The Fits is remarkably tight in its focus, zeroing in on Toni, a pre-teen girl, played with a quiet ferocity by Royalty Hightower giving a performance that is far beyond her years, who trains in a boxing gym where her brother works when she soon finds herself transfixed by the all-female dance troupe, The Lionesses, practicing down the hall. The fluidity and gracefulness of the dancers plays off the harsh physicality and brute masculinity of the boxers and Toni must decide whether she will break from her brother’s care and join the so-called pack.

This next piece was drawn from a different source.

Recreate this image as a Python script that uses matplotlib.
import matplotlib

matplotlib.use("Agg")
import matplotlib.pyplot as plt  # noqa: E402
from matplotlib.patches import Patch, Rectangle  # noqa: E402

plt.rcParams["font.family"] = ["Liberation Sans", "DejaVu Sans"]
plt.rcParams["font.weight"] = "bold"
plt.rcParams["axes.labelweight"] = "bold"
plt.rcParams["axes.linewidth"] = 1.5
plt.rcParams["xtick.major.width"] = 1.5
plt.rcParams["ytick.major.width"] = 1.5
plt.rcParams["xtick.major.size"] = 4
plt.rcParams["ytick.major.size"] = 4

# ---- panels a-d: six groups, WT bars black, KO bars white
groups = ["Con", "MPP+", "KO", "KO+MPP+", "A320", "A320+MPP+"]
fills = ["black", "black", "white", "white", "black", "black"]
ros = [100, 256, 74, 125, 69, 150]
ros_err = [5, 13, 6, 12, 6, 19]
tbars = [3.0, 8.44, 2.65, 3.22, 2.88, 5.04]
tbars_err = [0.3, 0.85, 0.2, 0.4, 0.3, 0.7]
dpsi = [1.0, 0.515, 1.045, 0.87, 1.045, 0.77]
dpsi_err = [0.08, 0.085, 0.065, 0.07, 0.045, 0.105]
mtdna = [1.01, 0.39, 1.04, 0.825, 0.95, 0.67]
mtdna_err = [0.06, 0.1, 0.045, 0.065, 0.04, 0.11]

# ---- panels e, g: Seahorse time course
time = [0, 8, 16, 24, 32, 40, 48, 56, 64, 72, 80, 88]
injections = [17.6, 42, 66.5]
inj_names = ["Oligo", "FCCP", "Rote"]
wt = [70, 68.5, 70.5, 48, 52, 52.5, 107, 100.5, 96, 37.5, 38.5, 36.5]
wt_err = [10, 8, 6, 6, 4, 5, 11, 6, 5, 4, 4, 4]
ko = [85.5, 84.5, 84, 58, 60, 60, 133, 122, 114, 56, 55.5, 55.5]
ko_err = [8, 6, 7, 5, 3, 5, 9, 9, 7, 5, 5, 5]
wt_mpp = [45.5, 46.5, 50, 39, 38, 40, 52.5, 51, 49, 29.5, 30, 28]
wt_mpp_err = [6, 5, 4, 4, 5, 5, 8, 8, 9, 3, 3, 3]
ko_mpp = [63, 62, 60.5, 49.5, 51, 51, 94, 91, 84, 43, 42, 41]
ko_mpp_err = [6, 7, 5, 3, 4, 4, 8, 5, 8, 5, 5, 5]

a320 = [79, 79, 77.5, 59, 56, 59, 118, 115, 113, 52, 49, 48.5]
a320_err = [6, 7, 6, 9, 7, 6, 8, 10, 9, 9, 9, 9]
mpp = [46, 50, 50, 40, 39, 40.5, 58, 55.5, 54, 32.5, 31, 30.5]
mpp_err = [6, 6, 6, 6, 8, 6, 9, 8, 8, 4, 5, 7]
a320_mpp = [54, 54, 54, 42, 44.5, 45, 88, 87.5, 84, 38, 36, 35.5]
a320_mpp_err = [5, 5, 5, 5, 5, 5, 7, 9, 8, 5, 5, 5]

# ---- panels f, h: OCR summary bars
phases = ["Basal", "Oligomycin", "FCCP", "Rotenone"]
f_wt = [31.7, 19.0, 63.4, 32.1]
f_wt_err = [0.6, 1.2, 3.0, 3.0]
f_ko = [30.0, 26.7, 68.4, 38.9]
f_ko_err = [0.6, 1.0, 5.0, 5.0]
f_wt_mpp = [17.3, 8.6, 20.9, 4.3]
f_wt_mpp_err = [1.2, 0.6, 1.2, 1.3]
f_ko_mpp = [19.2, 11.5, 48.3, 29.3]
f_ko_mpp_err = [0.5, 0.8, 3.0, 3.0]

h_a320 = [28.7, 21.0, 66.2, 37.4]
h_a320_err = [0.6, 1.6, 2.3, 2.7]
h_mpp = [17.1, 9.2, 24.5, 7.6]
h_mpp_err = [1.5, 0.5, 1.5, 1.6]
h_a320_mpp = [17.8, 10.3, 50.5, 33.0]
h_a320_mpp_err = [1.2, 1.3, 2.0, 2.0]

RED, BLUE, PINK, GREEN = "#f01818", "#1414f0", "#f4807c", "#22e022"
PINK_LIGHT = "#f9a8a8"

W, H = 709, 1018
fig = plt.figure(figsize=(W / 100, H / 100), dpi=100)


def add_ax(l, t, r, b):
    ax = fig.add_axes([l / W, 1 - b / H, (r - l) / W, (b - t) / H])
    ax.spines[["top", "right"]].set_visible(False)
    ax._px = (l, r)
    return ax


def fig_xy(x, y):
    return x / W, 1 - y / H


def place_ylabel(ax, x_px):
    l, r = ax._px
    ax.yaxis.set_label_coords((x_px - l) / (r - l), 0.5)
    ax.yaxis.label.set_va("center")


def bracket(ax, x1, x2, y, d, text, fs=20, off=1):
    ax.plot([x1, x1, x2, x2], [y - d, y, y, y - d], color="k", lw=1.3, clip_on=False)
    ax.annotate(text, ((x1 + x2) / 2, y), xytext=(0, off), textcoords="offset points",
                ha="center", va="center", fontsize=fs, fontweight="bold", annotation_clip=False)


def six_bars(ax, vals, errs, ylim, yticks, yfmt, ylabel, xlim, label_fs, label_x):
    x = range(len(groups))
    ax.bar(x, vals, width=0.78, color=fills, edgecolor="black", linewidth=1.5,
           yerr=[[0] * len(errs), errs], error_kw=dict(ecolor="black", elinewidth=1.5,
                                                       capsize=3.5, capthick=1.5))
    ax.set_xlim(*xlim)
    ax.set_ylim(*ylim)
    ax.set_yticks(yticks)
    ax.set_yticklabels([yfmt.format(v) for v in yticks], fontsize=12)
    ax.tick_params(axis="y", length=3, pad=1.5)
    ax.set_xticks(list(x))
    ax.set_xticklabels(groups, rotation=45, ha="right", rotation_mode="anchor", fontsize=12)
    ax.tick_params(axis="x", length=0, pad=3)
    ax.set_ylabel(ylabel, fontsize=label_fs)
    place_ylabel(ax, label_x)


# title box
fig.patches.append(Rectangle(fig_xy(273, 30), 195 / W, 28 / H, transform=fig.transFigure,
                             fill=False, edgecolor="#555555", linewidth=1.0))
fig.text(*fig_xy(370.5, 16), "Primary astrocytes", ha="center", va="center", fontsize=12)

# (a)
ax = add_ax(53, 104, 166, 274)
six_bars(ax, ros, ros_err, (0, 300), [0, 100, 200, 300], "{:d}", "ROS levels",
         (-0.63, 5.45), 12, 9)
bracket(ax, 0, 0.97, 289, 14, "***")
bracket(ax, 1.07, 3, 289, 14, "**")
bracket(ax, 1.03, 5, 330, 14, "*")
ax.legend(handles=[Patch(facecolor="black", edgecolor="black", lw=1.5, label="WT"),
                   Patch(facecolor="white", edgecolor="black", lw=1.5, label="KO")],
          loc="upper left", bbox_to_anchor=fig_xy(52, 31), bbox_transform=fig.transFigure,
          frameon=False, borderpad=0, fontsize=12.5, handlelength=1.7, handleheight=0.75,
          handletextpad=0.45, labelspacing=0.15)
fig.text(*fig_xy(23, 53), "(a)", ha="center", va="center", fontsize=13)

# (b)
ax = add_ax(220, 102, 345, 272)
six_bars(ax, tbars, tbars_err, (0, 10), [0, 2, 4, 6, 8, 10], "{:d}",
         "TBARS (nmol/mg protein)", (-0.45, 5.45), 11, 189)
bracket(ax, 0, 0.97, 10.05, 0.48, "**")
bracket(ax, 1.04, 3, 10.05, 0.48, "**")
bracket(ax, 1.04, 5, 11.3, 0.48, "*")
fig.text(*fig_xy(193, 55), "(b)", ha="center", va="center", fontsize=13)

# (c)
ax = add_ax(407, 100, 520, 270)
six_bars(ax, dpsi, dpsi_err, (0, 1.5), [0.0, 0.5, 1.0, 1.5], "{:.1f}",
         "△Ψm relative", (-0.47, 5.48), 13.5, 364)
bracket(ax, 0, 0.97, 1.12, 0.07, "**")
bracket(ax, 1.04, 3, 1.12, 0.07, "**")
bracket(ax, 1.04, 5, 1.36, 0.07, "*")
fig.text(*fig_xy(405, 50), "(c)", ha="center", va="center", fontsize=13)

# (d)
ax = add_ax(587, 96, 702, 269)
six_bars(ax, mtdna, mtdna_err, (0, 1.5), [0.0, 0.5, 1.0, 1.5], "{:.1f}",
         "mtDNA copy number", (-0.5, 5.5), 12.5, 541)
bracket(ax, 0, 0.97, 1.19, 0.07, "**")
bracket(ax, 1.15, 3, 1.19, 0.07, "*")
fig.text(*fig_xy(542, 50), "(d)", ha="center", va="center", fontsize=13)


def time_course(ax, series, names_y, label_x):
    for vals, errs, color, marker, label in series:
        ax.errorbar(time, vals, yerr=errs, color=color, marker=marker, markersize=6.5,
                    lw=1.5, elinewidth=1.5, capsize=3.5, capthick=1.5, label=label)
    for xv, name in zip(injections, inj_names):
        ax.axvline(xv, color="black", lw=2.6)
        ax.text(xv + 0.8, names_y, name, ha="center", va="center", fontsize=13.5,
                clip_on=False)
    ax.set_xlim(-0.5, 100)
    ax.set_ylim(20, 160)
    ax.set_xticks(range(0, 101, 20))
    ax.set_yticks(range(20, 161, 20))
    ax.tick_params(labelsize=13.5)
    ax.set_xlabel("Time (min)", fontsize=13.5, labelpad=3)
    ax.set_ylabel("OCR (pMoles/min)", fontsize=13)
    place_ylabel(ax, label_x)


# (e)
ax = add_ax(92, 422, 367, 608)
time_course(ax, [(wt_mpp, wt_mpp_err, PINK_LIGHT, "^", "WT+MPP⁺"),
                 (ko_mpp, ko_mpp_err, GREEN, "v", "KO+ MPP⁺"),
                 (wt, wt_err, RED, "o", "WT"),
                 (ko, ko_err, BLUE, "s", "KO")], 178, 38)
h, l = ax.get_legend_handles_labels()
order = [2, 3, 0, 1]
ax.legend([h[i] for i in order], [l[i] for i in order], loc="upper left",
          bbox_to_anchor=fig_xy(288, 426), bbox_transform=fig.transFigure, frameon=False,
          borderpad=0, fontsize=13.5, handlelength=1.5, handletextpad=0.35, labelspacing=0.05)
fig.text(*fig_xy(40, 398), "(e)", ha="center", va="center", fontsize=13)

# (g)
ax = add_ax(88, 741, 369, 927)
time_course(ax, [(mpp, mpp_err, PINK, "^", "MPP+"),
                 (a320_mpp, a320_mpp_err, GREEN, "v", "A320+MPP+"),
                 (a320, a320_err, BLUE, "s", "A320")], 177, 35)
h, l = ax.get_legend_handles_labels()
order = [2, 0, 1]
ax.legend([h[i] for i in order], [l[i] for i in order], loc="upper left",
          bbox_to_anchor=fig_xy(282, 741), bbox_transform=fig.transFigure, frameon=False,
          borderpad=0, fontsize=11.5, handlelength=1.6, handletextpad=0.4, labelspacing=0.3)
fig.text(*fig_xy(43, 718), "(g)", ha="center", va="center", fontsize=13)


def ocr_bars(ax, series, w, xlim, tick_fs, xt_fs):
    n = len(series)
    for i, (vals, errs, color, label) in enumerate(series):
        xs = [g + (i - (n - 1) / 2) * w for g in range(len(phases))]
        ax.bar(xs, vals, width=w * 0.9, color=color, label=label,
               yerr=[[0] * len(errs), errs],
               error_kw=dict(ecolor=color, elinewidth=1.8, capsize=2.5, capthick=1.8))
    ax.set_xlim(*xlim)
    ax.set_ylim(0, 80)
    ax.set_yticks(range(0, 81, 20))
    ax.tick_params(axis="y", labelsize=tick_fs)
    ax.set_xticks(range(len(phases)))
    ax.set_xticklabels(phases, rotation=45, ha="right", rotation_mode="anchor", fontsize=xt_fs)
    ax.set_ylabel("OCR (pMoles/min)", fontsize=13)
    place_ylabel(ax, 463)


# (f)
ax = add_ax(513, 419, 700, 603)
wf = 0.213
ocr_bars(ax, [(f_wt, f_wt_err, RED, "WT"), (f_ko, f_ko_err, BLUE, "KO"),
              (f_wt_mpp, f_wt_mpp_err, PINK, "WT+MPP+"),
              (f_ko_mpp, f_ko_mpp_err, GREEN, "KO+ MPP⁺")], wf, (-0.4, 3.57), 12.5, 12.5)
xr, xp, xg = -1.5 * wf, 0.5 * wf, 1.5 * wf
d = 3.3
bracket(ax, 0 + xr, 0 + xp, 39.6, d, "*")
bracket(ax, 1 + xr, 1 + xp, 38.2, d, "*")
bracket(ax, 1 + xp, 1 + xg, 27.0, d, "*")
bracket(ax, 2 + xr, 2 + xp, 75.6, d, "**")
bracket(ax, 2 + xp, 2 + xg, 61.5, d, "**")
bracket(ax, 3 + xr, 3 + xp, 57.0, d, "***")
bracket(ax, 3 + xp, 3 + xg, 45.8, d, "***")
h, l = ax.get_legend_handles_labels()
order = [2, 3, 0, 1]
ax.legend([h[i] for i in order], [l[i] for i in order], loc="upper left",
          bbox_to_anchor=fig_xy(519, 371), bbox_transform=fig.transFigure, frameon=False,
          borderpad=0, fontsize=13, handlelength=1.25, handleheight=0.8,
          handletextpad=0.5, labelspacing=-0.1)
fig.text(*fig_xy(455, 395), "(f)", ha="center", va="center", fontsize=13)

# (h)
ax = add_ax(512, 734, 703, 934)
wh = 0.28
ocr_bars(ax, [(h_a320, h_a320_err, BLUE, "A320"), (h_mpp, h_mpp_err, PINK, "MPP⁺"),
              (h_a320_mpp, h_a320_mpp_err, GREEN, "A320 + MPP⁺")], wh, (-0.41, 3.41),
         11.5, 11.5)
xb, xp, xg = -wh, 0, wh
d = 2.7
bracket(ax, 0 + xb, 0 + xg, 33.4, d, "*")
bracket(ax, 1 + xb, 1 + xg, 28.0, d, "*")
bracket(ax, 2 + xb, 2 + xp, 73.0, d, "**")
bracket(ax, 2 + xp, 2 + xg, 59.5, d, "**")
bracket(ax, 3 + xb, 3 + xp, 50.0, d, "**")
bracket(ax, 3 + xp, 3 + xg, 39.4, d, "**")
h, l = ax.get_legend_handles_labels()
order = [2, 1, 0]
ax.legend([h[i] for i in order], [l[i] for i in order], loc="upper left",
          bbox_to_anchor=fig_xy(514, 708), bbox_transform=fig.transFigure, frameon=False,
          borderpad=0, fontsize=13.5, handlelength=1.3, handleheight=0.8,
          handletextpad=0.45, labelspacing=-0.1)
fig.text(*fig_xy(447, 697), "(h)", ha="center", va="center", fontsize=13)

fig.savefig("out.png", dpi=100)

As she begins training with the troupe, Toni takes on the dual role of active participant and disengaged observer, soaking in the strange newfound world of female empowerment she has entered while training her body to adapt to new routines and the grueling pressures of competitive dance.

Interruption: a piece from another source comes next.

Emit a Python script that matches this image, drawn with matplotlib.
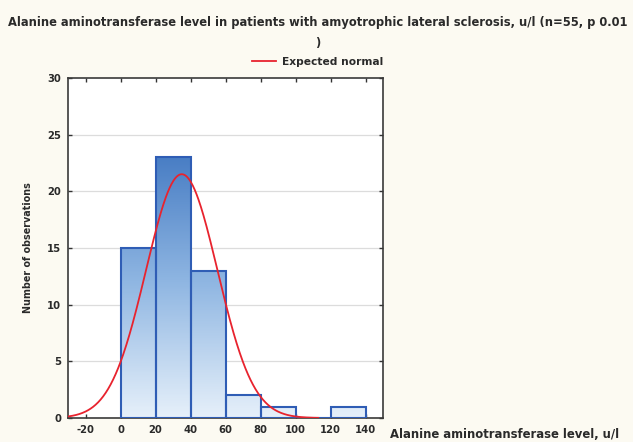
import numpy as np
import matplotlib
matplotlib.use("Agg")
import matplotlib.pyplot as plt
from matplotlib.colors import LinearSegmentedColormap

# Data
bin_edges = [0, 20, 40, 60, 80, 100, 120, 140]
counts = [15, 23, 13, 2, 1, 0, 1]
n_obs = 55
fit_mean = 35.0
fit_sd = 20.4
curve_range = (-30, 113)
xticks = [-20, 0, 20, 40, 60, 80, 100, 120, 140]
yticks = [0, 5, 10, 15, 20, 25, 30]

title = "Alanine aminotransferase level in patients with amyotrophic lateral sclerosis, u/l (n=55, p 0.01\n)"
xlabel = "Alanine aminotransferase level, u/l"
ylabel = "Number of observations"
legend_label = "Expected normal"

plt.rcParams["axes.unicode_minus"] = False

W, H = 633, 442
fig = plt.figure(figsize=(W / 100, H / 100), dpi=100)
fig.patch.set_facecolor("#fcfaf2")
font = ["DejaVu Sans"]
txtc = "#2a2a2a"
fs = 7.2

ax = fig.add_axes([68 / W, 1 - 418 / H, (383 - 68) / W, (418 - 78) / H])
ax.set_facecolor("white")

for y in yticks[1:-1]:
    ax.axhline(y, color="#dcdcdc", lw=0.9, zorder=0)

cmap = LinearSegmentedColormap.from_list("g", ["#e6f0fa", "#8fb6e2", "#4379c2"])
vmax = 24.0
bars = ax.bar(bin_edges[:-1], counts, width=np.diff(bin_edges), align="edge",
              facecolor="none", edgecolor="#2f5db5", linewidth=1.5, zorder=3)
for b, c in zip(bars, counts):
    if c <= 0:
        continue
    x0 = b.get_x()
    w = b.get_width()
    grad = np.linspace(0, c / vmax, 200).reshape(-1, 1)
    im = ax.imshow(grad, extent=(x0, x0 + w, 0, c), origin="lower", aspect="auto",
                   cmap=cmap, vmin=0, vmax=1, zorder=2, interpolation="bilinear")
    im.set_clip_path(b)
ax.set_xlim(-30, 150)
ax.set_ylim(0, 30)

bw = bin_edges[1] - bin_edges[0]
xs = np.linspace(curve_range[0], curve_range[1], 400)
ys = n_obs * bw / (fit_sd * np.sqrt(2 * np.pi)) * np.exp(-0.5 * ((xs - fit_mean) / fit_sd) ** 2)
line, = ax.plot(xs, ys, color="#e8232e", lw=1.3, zorder=4, label=legend_label)

ax.set_xticks(xticks)
ax.set_yticks(yticks)
ax.tick_params(direction="in", length=3, width=1, top=True, right=True,
               labelsize=fs, colors="#333333", labelcolor=txtc, pad=5)
for lab in ax.get_xticklabels() + ax.get_yticklabels():
    lab.set_fontfamily(font)
    lab.set_fontweight("bold")
for s in ax.spines.values():
    s.set_color("#3a3a3a")
    s.set_linewidth(1.2)

ax.set_ylabel(ylabel, fontsize=6.9, fontweight="bold", family=font, color=txtc, labelpad=10)
fig.text(390 / W, 1 - 434 / H, xlabel, fontsize=8.4, fontweight="bold", family=font,
         color=txtc, ha="left", va="center")

fig.text(0.5025, 1 - 16 / H, title, fontsize=8.3, fontweight="bold", family=font,
         color=txtc, ha="center", va="top", linespacing=1.75)

fig.legend(handles=[line], loc="center", bbox_to_anchor=(318 / W, 1 - 62 / H),
           frameon=False, handlelength=2.2, handletextpad=0.6,
           prop={"family": font, "size": 7.7, "weight": "bold"}, labelcolor=txtc)

fig.savefig("out.png", dpi=100, facecolor=fig.get_facecolor())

Surprisingly, as much as The Fits is a dance film, it is ostensibly even more a reconfiguration of the coming-of-age film as a truly alien experience and a lyrical rendering of the body/mind fissures inherent in adolescence. The “fits” that several girls have throughout the film are clearly symbolic of a woman’s blossoming — the seizure-like symptoms, at first blamed on the gym’s drinking water, effect only pubescent girls who are then the envy of those yet to experience them — yet Holmer presents them as something otherworldly and transcendent. The mundanity of routine and the normality of puberty running its course are here conveyed in rather grandiose terms with imagery that captures not the literal truth of these universal events, but the rapturous, emotional truth buried within its unshakeable mood and dense atmosphere.
If The Fits has a weakness, it is that once it establishes its unique formal vocabulary and Toni sees the first of the “fits,” Holmer virtually repeats the pattern until its inevitable, yet beautiful and haunting, ending. Its rhythms and repetitions do however accrue meaning, particularly as Toni’s increasingly intense practice allow her to externalize her inexpressible internal world as her body and mind lead her to evolve into someone else. Its minimalist nature would perhaps make it better suited for a short film, but at 72 minutes, it still manages to mesmerize even while its duplicating its own moves. If nothing else, it introduces Anna Rose Holmer to the world as another bright young female director with a unique perspective and, especially for a debut feature, a surprisingly impressive command of pacing and tone.